YOUR TASK. Copy out every line exactly, passing over the pictures.
- - - -
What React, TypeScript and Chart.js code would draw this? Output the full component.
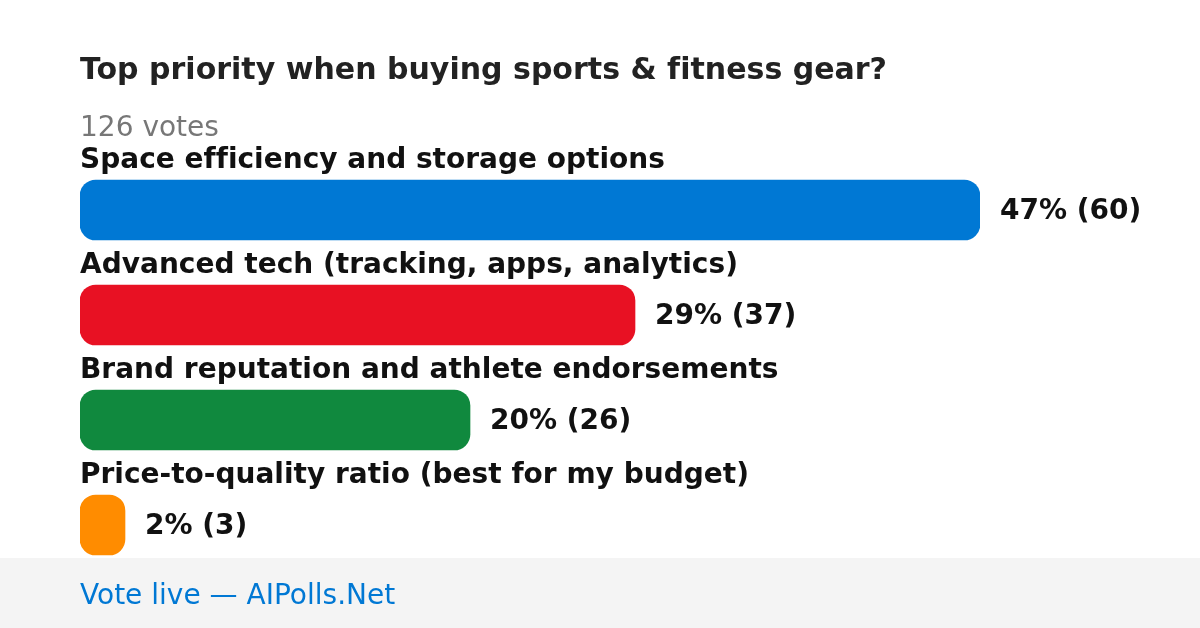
import React, { useEffect, useRef } from "react";
import { Chart, registerables } from "chart.js";

Chart.register(...registerables);

const title = "Top priority when buying sports & fitness gear?";
const totalLabel = "126 votes";
const footerText = "Vote live — AIPolls.Net";
const categories = [
  "Space efficiency and storage options",
  "Advanced tech (tracking, apps, analytics)",
  "Brand reputation and athlete endorsements",
  "Price-to-quality ratio (best for my budget)",
];
const votes = [60, 37, 26, 3];
const percents = [47, 29, 20, 2];
const colors = ["#0078d4", "#e81123", "#10893e", "#ff8c00"];

const FONT = '"DejaVu Sans", Verdana, sans-serif';

export default function App() {
  const ref = useRef<HTMLCanvasElement | null>(null);

  useEffect(() => {
    document.body.style.margin = "0";
    const canvas = ref.current;
    if (!canvas) return;

    const textPlugin = {
      id: "pollText",
      beforeDraw(chart: any) {
        const ctx = chart.ctx;
        ctx.save();
        ctx.fillStyle = "#ffffff";
        ctx.fillRect(0, 0, chart.width, chart.height);
        ctx.fillStyle = "#f4f4f4";
        ctx.fillRect(0, 558, chart.width, chart.height - 558);
        ctx.restore();
      },
      afterDatasetsDraw(chart: any) {
        const ctx = chart.ctx;
        const meta = chart.getDatasetMeta(0);
        ctx.save();
        try {
          (ctx as any).letterSpacing = "0.01px";
        } catch (e) {}
        ctx.textBaseline = "alphabetic";
        ctx.textAlign = "left";
        ctx.fillStyle = "#222222";
        ctx.font = `bold 30px ${FONT}`;
        ctx.fillText(title, 80, 79);
        ctx.fillStyle = "#777777";
        ctx.font = `28px ${FONT}`;
        ctx.fillText(totalLabel, 80, 136);
        meta.data.forEach((bar: any, i: number) => {
          ctx.fillStyle = "#111111";
          ctx.font = `bold 28px ${FONT}`;
          ctx.fillText(categories[i], 80, bar.y - 42);
          ctx.fillText(`${percents[i]}% (${votes[i]})`, bar.x + 20, bar.y + 9);
        });
        ctx.fillStyle = "#0078d4";
        ctx.font = `28px ${FONT}`;
        ctx.fillText(footerText, 80, 604);
        ctx.restore();
      },
    };

    const chart = new Chart(canvas, {
      type: "bar",
      data: {
        labels: categories,
        datasets: [
          {
            data: votes,
            backgroundColor: colors,
            borderRadius: 16,
            borderSkipped: false,
            barThickness: 60,
          },
        ],
      },
      options: {
        indexAxis: "y",
        animation: false,
        responsive: false,
        maintainAspectRatio: false,
        devicePixelRatio: 1,
        layout: { padding: { left: 80, right: 220, top: 157.5, bottom: 50.5 } },
        plugins: {
          legend: { display: false },
          tooltip: { enabled: false },
          title: { display: false },
        },
        scales: {
          x: { display: false, min: 0, max: 60 },
          y: { display: false, offset: true },
        },
      },
      plugins: [textPlugin],
    });
    return () => chart.destroy();
  }, []);

  return (
    <div style={{ position: "fixed", left: 0, top: 0, width: 1200, height: 628, fontFamily: FONT }}>
      <canvas ref={ref} width={1200} height={628} style={{ width: 1200, height: 628, display: "block" }} />
    </div>
  );
}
- - - -
OUTPUT.
What React, TypeScript and Chart.js code would draw this? Output the full component.
import React, { useEffect, useRef } from "react";
import { Chart, registerables } from "chart.js";

Chart.register(...registerables);

const title = "Top priority when buying sports & fitness gear?";
const totalLabel = "126 votes";
const footerText = "Vote live — AIPolls.Net";
const categories = [
  "Space efficiency and storage options",
  "Advanced tech (tracking, apps, analytics)",
  "Brand reputation and athlete endorsements",
  "Price-to-quality ratio (best for my budget)",
];
const votes = [60, 37, 26, 3];
const percents = [47, 29, 20, 2];
const colors = ["#0078d4", "#e81123", "#10893e", "#ff8c00"];

const FONT = '"DejaVu Sans", Verdana, sans-serif';

export default function App() {
  const ref = useRef<HTMLCanvasElement | null>(null);

  useEffect(() => {
    document.body.style.margin = "0";
    const canvas = ref.current;
    if (!canvas) return;

    const textPlugin = {
      id: "pollText",
      beforeDraw(chart: any) {
        const ctx = chart.ctx;
        ctx.save();
        ctx.fillStyle = "#ffffff";
        ctx.fillRect(0, 0, chart.width, chart.height);
        ctx.fillStyle = "#f4f4f4";
        ctx.fillRect(0, 558, chart.width, chart.height - 558);
        ctx.restore();
      },
      afterDatasetsDraw(chart: any) {
        const ctx = chart.ctx;
        const meta = chart.getDatasetMeta(0);
        ctx.save();
        try {
          (ctx as any).letterSpacing = "0.01px";
        } catch (e) {}
        ctx.textBaseline = "alphabetic";
        ctx.textAlign = "left";
        ctx.fillStyle = "#222222";
        ctx.font = `bold 30px ${FONT}`;
        ctx.fillText(title, 80, 79);
        ctx.fillStyle = "#777777";
        ctx.font = `28px ${FONT}`;
        ctx.fillText(totalLabel, 80, 136);
        meta.data.forEach((bar: any, i: number) => {
          ctx.fillStyle = "#111111";
          ctx.font = `bold 28px ${FONT}`;
          ctx.fillText(categories[i], 80, bar.y - 42);
          ctx.fillText(`${percents[i]}% (${votes[i]})`, bar.x + 20, bar.y + 9);
        });
        ctx.fillStyle = "#0078d4";
        ctx.font = `28px ${FONT}`;
        ctx.fillText(footerText, 80, 604);
        ctx.restore();
      },
    };

    const chart = new Chart(canvas, {
      type: "bar",
      data: {
        labels: categories,
        datasets: [
          {
            data: votes,
            backgroundColor: colors,
            borderRadius: 16,
            borderSkipped: false,
            barThickness: 60,
          },
        ],
      },
      options: {
        indexAxis: "y",
        animation: false,
        responsive: false,
        maintainAspectRatio: false,
        devicePixelRatio: 1,
        layout: { padding: { left: 80, right: 220, top: 157.5, bottom: 50.5 } },
        plugins: {
          legend: { display: false },
          tooltip: { enabled: false },
          title: { display: false },
        },
        scales: {
          x: { display: false, min: 0, max: 60 },
          y: { display: false, offset: true },
        },
      },
      plugins: [textPlugin],
    });
    return () => chart.destroy();
  }, []);

  return (
    <div style={{ position: "fixed", left: 0, top: 0, width: 1200, height: 628, fontFamily: FONT }}>
      <canvas ref={ref} width={1200} height={628} style={{ width: 1200, height: 628, display: "block" }} />
    </div>
  );
}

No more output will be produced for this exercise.